Na parceria Grupo Pescar/SPPA, este ano foi retomado o trabalho na modalidade presencial com os adolescentes nas unidades do Projeto Pescar. Além disso, deu-se continuidade às Rodas de Conversa com os educadores sociais de diversas regiões do país. No primeiro semestre, o grupo iniciou as RC com os adolescentes em uma unidade da região ribeirinha de Porto Alegre que tem como proposta o desenvolvimento pessoal e a cidadania dos jovens. Eles mostraram um profundo desânimo e sofrimento devido ao desamparo e à violência decorrente das precárias condições socioeconômicas em que vivem junto às suas famílias. “Pareciam desacreditados quanto às perspectivas futuras de crescimento educacional e psicossocial”, avalia Josênia Heck Munhoz, que participou da Roda de Conversa.

Em paralelo, aconteceram RC com três grupos de educadores sociais de diferentes unidades, incluindo supervisores do Projeto Pescar.
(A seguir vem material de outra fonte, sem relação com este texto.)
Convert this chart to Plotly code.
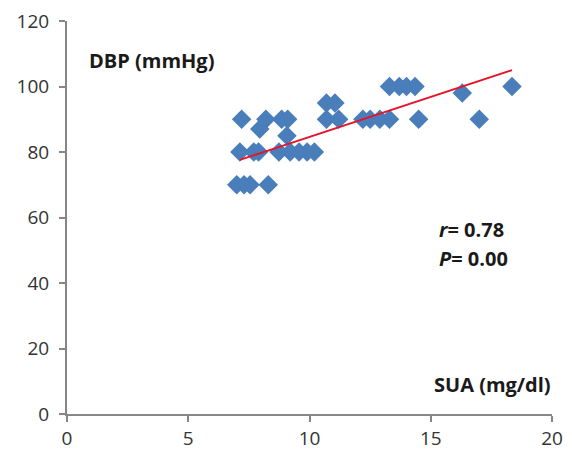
import plotly.graph_objects as go

# serum uric acid (mg/dl) vs diastolic blood pressure (mmHg)
sua = [7.0, 7.3, 7.55, 8.3,
       7.13, 7.7, 7.9, 8.74, 9.2, 9.57, 9.9, 10.2,
       9.07, 7.95,
       7.2, 8.2, 8.85, 9.1, 10.7, 11.2, 12.2, 12.5, 12.9, 13.3, 14.5, 17.0,
       10.7, 11.05, 16.3,
       13.3, 13.7, 14.0, 14.35, 18.35]
dbp = [70, 70, 70, 70,
       80, 80, 80, 80, 80, 80, 80, 80,
       85, 87,
       90, 90, 90, 90, 90, 90, 90, 90, 90, 90, 90, 90,
       95, 95, 98,
       100, 100, 100, 100, 100]

trend_x = [7.13, 18.35]
trend_y = [77.6, 105.0]

font = "Open Sans"

fig = go.Figure()
fig.add_trace(go.Scatter(x=sua, y=dbp, mode="markers",
                         marker=dict(symbol="diamond", size=15, color="#4a7ebb",
                                     line=dict(width=0))))
fig.add_trace(go.Scatter(x=trend_x, y=trend_y, mode="lines",
                         line=dict(color="#e3152b", width=2)))

fig.update_layout(
    width=572, height=458,
    margin=dict(l=59, r=28, t=13, b=52),
    plot_bgcolor="white", paper_bgcolor="white",
    showlegend=False,
    font=dict(family=font, size=19, color="#333333"),
)
fig.update_xaxes(range=[0, 20], tickvals=[0, 5, 10, 15, 20], showgrid=False, zeroline=False,
                 showline=True, linecolor="#868686", linewidth=2, automargin=False,
                 ticks="outside", ticklen=6, tickcolor="#868686", tickwidth=2,
                 ticklabeloverflow="allow")
fig.update_yaxes(range=[0, 120], tickvals=[0, 20, 40, 60, 80, 100, 120], showgrid=False,
                 zeroline=False, showline=True, linecolor="#868686", linewidth=2,
                 automargin=False, ticks="outside", ticklen=6, tickcolor="#868686",
                 tickwidth=2, ticklabelstandoff=6, ticklabeloverflow="allow")

fig.add_annotation(x=0.82, y=108, text="<b>DBP (mmHg)</b>", showarrow=False,
                   xanchor="left", font=dict(size=20, color="#1a1a1a"))
fig.add_annotation(x=15.05, y=8.9, text="<b>SUA (mg/dl)</b>", showarrow=False,
                   xanchor="left", font=dict(size=20, color="#1a1a1a"))
fig.add_annotation(x=15.26, y=56.2, text="<b><i>r</i>= 0.78</b>", showarrow=False,
                   xanchor="left", font=dict(size=20, color="#1a1a1a"))
fig.add_annotation(x=15.26, y=47.6, text="<b><i>P</i>= 0.00</b>", showarrow=False,
                   xanchor="left", font=dict(size=20, color="#1a1a1a"))

fig.write_html("out.html")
O tema proposto para discussão foi: Repercussões do trabalho com adolescentes no educador social. “Frente ao tema, os educadores empáticos e sensíveis mostraram-se mobilizados e um tanto impotentes diante das sucessivas vivências traumáticas às quais os jovens e suas famílias encontram-se submetidos”, complementa Ivani Bressan, também membro atuante do grupo Pescar/SPPA.

Sensibilizado por tais experiências, o grupo entende ser fundamental a participação dos psicanalistas no trabalho com a Comunidade, através de uma escuta ampliada que possibilite o alcance de laços sociais, viabilizando uma convivência humanizada e o exercício da cidadania. No segundo semestre, o trabalho das RC com os jovens foi ampliado para duas unidades do Projeto Pescar.

Em uma atividade conjunta entre as parcerias SMED/SPPA e Projeto Pescar/SPPA foi organizado o Ciclo de Estudos “Uma visão contemporânea da psicanálise no enlace social: trabalho com grupos.” O ciclo é destinado aos psicanalistas e profissionais graduados da área da saúde e da educação. Está ocorrendo na modalidade on-line, um encontro por semana, de 8 de agosto a 21 de novembro de 2023. Segundo Luciana Aranha Secco, “tivemos boa procura do curso e, em apenas dois dias, já completaram o número de vagas disponíveis. Fechamos com 22 inscritos, que atualmente se encontram cursando os seminários. Os participantes colocam suas experiências, relacionando-as com o material estudado”, observa. Também participam, como convidados, os autores de alguns dos textos escolhidos, conforme o programa. Clique aqui

Olhando para o futuro - Como proposta para o futuro, o grupo conta com a criação da Diretoria de Comunidade, pois assim haverá uma representação institucional desta clínica psicanalítica ampliada. “Acreditamos também na inclusão, no currículo do Instituto, de disciplinas que contemplem temas relacionados aos aspectos teóricos e clínicos desta área. Pensamos que seriam de grande valor na formação de psicanalistas mais preparados para enfrentar os desafios de uma psicanálise viva e atenta ao contexto sociocultural do meio onde estamos inseridos”, finalizaram Denise Lahude e Carmem Keidann.